A partir d’une sculpture que j’ai faite moi-même, je donne une vie, des expressions et des traits animés. Les poupées de séries sont trop symétriques, trop régulières. Evidemment, je soigne particulièrement les vêtements et les accessoires. Il m’arrive d’utiliser des dentelles ou des tissus de Dior, Lacroix. La minutie et l’attention que j’accorde à ces créations, les matériaux précieux, les cils et les cheveux naturels, les yeux en cristal sont les éléments qui me permettent d’atteindre des prix élevés (19 700 FF pour la plus chère).

Avez-vous une activité parallèle ?
Je suis artiste en poupées. Mais depuis juillet dernier, j’organise des stages de deux ou trois jours d’apprentissage des techniques de fabrication. L’inscription s’élève à 250 FF et la poupée finie est achetée 1750 FF. Je restaure parfois aussi des poupées pour des antiquaires ou des particuliers. C’est toujours une opération très délicate puisque ces porcelaines très fines (le biscuit est une porcelaine qui est cuite deux fois, cette opération la rend très fine et très fragile) résistent souvent mal au transport et même à un changement de température brutal.

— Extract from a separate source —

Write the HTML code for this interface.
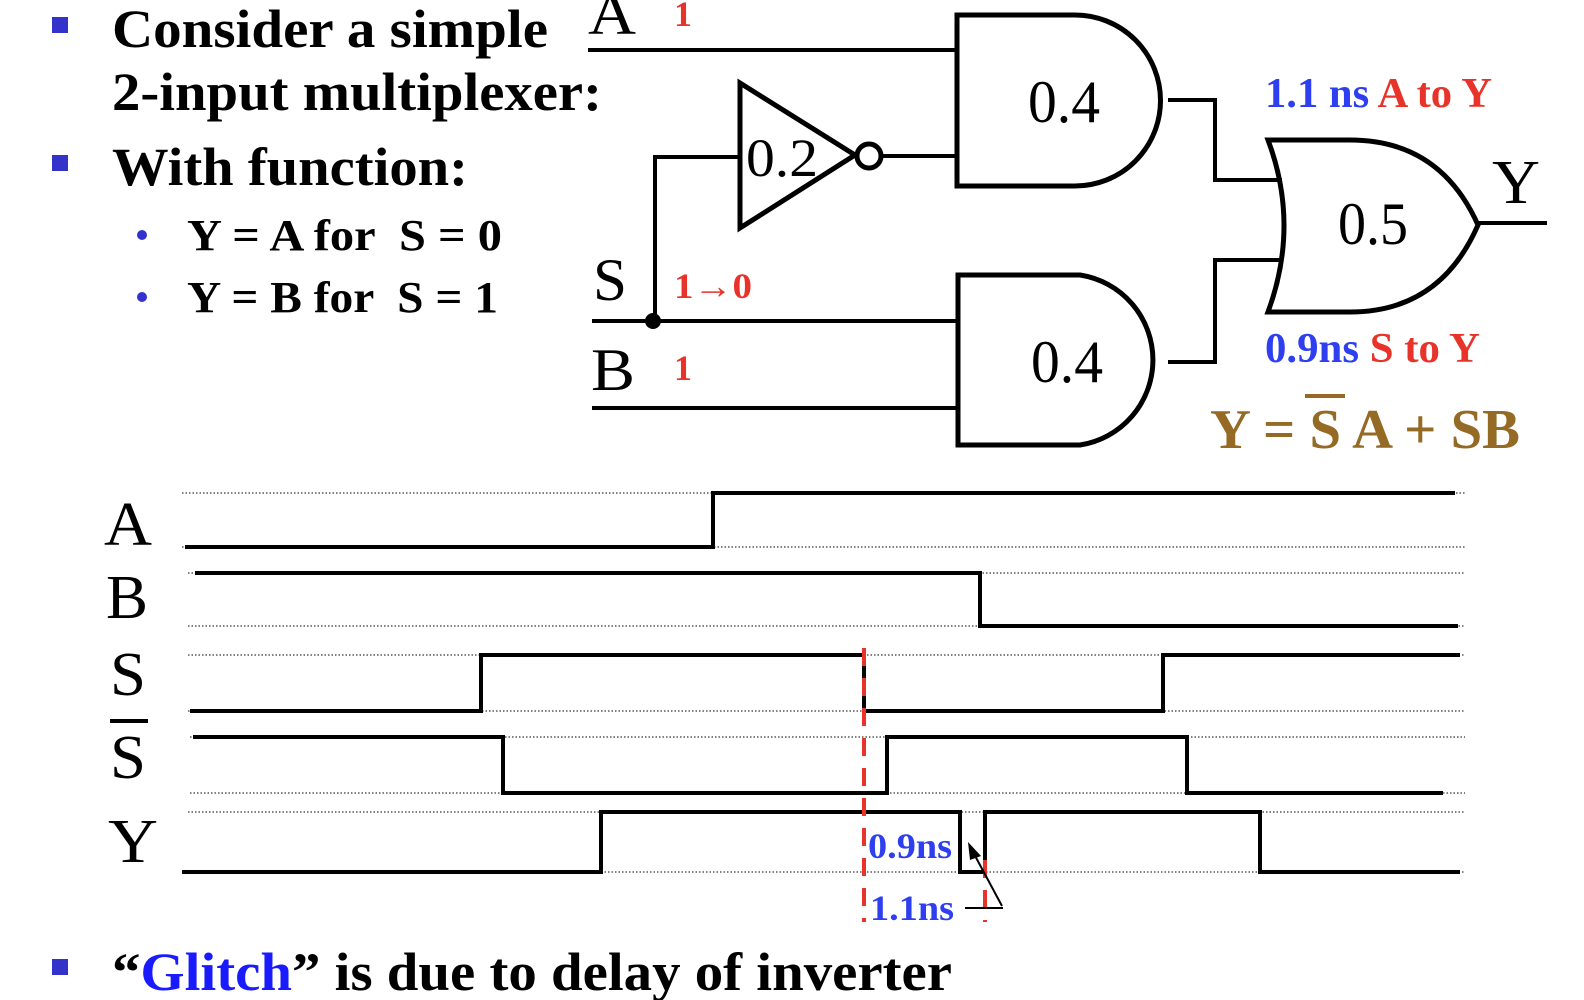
<!DOCTYPE html>
<html><head><meta charset="utf-8"><style>
html,body{margin:0;padding:0;background:#fff;width:1584px;height:1000px;overflow:hidden}
svg{display:block}
text{font-family:"Liberation Serif",serif}
</style></head><body>
<svg id="s" width="1584" height="1000" viewBox="0 0 1584 1000">
<g font-weight="bold" fill="#000">
<rect x="52" y="17" width="16" height="16" fill="#3333cc"/>
<text x="112" y="47" font-size="54" textLength="436" lengthAdjust="spacingAndGlyphs">Consider a simple</text>
<text x="112" y="110" font-size="54" textLength="490" lengthAdjust="spacingAndGlyphs">2-input multiplexer:</text>
<rect x="52" y="155" width="16" height="16" fill="#3333cc"/>
<text x="112" y="185" font-size="54" textLength="356" lengthAdjust="spacingAndGlyphs">With function:</text>
<circle cx="142" cy="235" r="5" fill="#3333cc"/>
<text x="187" y="250" font-size="44" textLength="315" lengthAdjust="spacingAndGlyphs" xml:space="preserve">Y = A for  S = 0</text>
<circle cx="142" cy="297" r="5" fill="#3333cc"/>
<text x="187" y="312" font-size="44" textLength="311" lengthAdjust="spacingAndGlyphs" xml:space="preserve">Y = B for  S = 1</text>
<rect x="52" y="959" width="16" height="16" fill="#3333cc"/>
<text x="112" y="990" font-size="54" textLength="840" lengthAdjust="spacingAndGlyphs">“<tspan fill="#1a1aff">Glitch</tspan>” is due to delay of inverter</text>
</g>

<g stroke="#000" fill="none" stroke-width="4">
<line x1="588" y1="50" x2="957" y2="50"/>
<path d="M957 15 H1075 A85 85 0 0 1 1075 186 H957 Z" stroke-width="5"/>
<path d="M740 83 L855 155 L740 228 Z" stroke-width="5"/>
<circle cx="869" cy="156" r="12" stroke-width="5"/>
<line x1="881" y1="156" x2="957" y2="156"/>
<polyline points="740,157 655,157 655,321"/>
<line x1="592" y1="321" x2="958" y2="321"/>
<circle cx="653" cy="321" r="8" fill="#000" stroke="none"/>
<line x1="592" y1="408" x2="958" y2="408"/>
<path d="M958 275 H1080 A86 86 0 0 1 1080 445 H958 Z" stroke-width="5"/>
<polyline points="1168,100 1215,100 1215,180 1282,180"/>
<polyline points="1168,362 1215,362 1215,260 1282,260"/>
<path d="M1268 140 H1350 Q1440 140 1478 225 Q1440 312 1350 312 H1268 Q1300 225 1268 140 Z" stroke-width="5"/>
<line x1="1478" y1="223" x2="1547" y2="223"/>
</g>
<g font-size="60" fill="#000">
<text x="588" y="34" textLength="48" lengthAdjust="spacingAndGlyphs">A</text>
<text x="593" y="300" textLength="34" lengthAdjust="spacingAndGlyphs">S</text>
<text x="591" y="390" textLength="44" lengthAdjust="spacingAndGlyphs">B</text>
<text x="1028" y="122" textLength="72" lengthAdjust="spacingAndGlyphs">0.4</text>
<text x="1031" y="382" textLength="72" lengthAdjust="spacingAndGlyphs">0.4</text>
<text x="1338" y="244" textLength="70" lengthAdjust="spacingAndGlyphs">0.5</text>
<text x="746" y="176" font-size="54" textLength="72" lengthAdjust="spacingAndGlyphs">0.2</text>
<text x="1492" y="203" font-size="62" textLength="48" lengthAdjust="spacingAndGlyphs">Y</text>
<g font-weight="bold" font-size="36" fill="#e8332a">
<text x="674" y="26">1</text>
<text x="674" y="298" textLength="78" lengthAdjust="spacingAndGlyphs">1→0</text>
<text x="674" y="380">1</text>
</g>
<g font-weight="bold" font-size="42">
<text x="1265" y="107" textLength="227" lengthAdjust="spacingAndGlyphs"><tspan fill="#2e3ff0">1.1 ns </tspan><tspan fill="#e8332a">A to Y</tspan></text>
<text x="1265" y="362" textLength="215" lengthAdjust="spacingAndGlyphs"><tspan fill="#2e3ff0">0.9ns </tspan><tspan fill="#e8332a">S to Y</tspan></text>
</g>
<text x="1210" y="448" font-size="56" font-weight="bold" fill="#946a25" textLength="310" lengthAdjust="spacingAndGlyphs" xml:space="preserve">Y = S A + SB</text>
<line x1="1305" y1="396" x2="1345" y2="396" stroke="#946a25" stroke-width="4"/>
</g>

<g font-size="62" fill="#000">
<text x="104" y="545" textLength="48" lengthAdjust="spacingAndGlyphs">A</text>
<text x="106" y="618" textLength="42" lengthAdjust="spacingAndGlyphs">B</text>
<text x="110" y="695" textLength="36" lengthAdjust="spacingAndGlyphs">S</text>
<text x="110" y="778" textLength="36" lengthAdjust="spacingAndGlyphs">S</text>
<line x1="110" y1="721" x2="148" y2="721" stroke="#000" stroke-width="4"/>
<text x="108" y="862" textLength="50" lengthAdjust="spacingAndGlyphs">Y</text>
</g>
<g id="waves"></g>
<g>
<line x1="864" y1="648" x2="864" y2="922" stroke="#e8332a" stroke-width="4" stroke-dasharray="18,12"/>
<line x1="985" y1="860" x2="985" y2="922" stroke="#e8332a" stroke-width="4" stroke-dasharray="18,12"/>
<text x="868" y="858" font-size="36" font-weight="bold" fill="#2e3ff0" textLength="84" lengthAdjust="spacingAndGlyphs">0.9ns</text>
<text x="870" y="920" font-size="36" font-weight="bold" fill="#2e3ff0" textLength="84" lengthAdjust="spacingAndGlyphs">1.1ns</text>
<line x1="1002" y1="906" x2="973" y2="852" stroke="#000" stroke-width="2"/>
<path d="M968 842 L981 856 L970 860 Z" fill="#000"/>
<line x1="965" y1="908" x2="1003" y2="908" stroke="#000" stroke-width="2"/>
</g>
</svg>
<script>
// Waveform data: transition times (x in px of time axis) and levels
const signalNames = ["A","B","S","Sbar","Y"];
const startX = [185,195,190,193,182];
const endX = [1455,1458,1460,1443,1460];
const transitions = [[713],[980],[481,864,1163],[503,887,1187],[601,960,985,1260]];
const initialLevels = [0,1,0,1,0];
const highY = [493,573,655,737,812];
const lowY = [547,626,711,793,872];
const dotStart = [182,188,188,190,188];

const g = document.getElementById('waves');
const NS = 'http://www.w3.org/2000/svg';
function yOf(i, lvl){ return lvl ? highY[i] : lowY[i]; }
for (let i = 0; i < signalNames.length; i++) {
  [highY[i], lowY[i]].forEach(function(y){
    const d = document.createElementNS(NS,'line');
    d.setAttribute('x1', dotStart[i]); d.setAttribute('x2', 1465);
    d.setAttribute('y1', y); d.setAttribute('y2', y);
    d.setAttribute('stroke','#000'); d.setAttribute('stroke-width','1');
    d.setAttribute('stroke-dasharray','1.5,2');
    
    
    g.appendChild(d);
  });
  let lvl = initialLevels[i];
  let pts = [startX[i] + ',' + yOf(i,lvl)];
  transitions[i].forEach(function(t){
    pts.push(t + ',' + yOf(i,lvl));
    lvl = 1 - lvl;
    pts.push(t + ',' + yOf(i,lvl));
  });
  pts.push(endX[i] + ',' + yOf(i,lvl));
  const p = document.createElementNS(NS,'polyline');
  p.setAttribute('points', pts.join(' '));
  p.setAttribute('fill','none'); p.setAttribute('stroke','#000'); p.setAttribute('stroke-width','4');
  
  
  g.appendChild(p);
}
</script>
</body></html>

Qui achetait ces poupées anciennes ?
Ces poupées servaient de mannequins. Les couturiers apportaient leurs créations, chapeaux, accessoires, chaussures et vêtements dans les salons où les personnes riches se réunissaient pour choisir leur garde-robe. De nos jours, certains grands couturiers comme Azzedine Alaïa utilisent encore des poupées pour présenter leurs modèles.


Aujourd’hui, Wilfrid Cogo prépare le prochain salon du 25 novembre à Paris. Il exposera entre autres une poupée de 74 cm habillée de 3.50m de dentelle et 5 m de taffetas. Il aimerait faire reconnaître son statut d’artiste libre, ce qui n’est pas chose facile en France, cette profession est surtout répertoriée en Allemagne.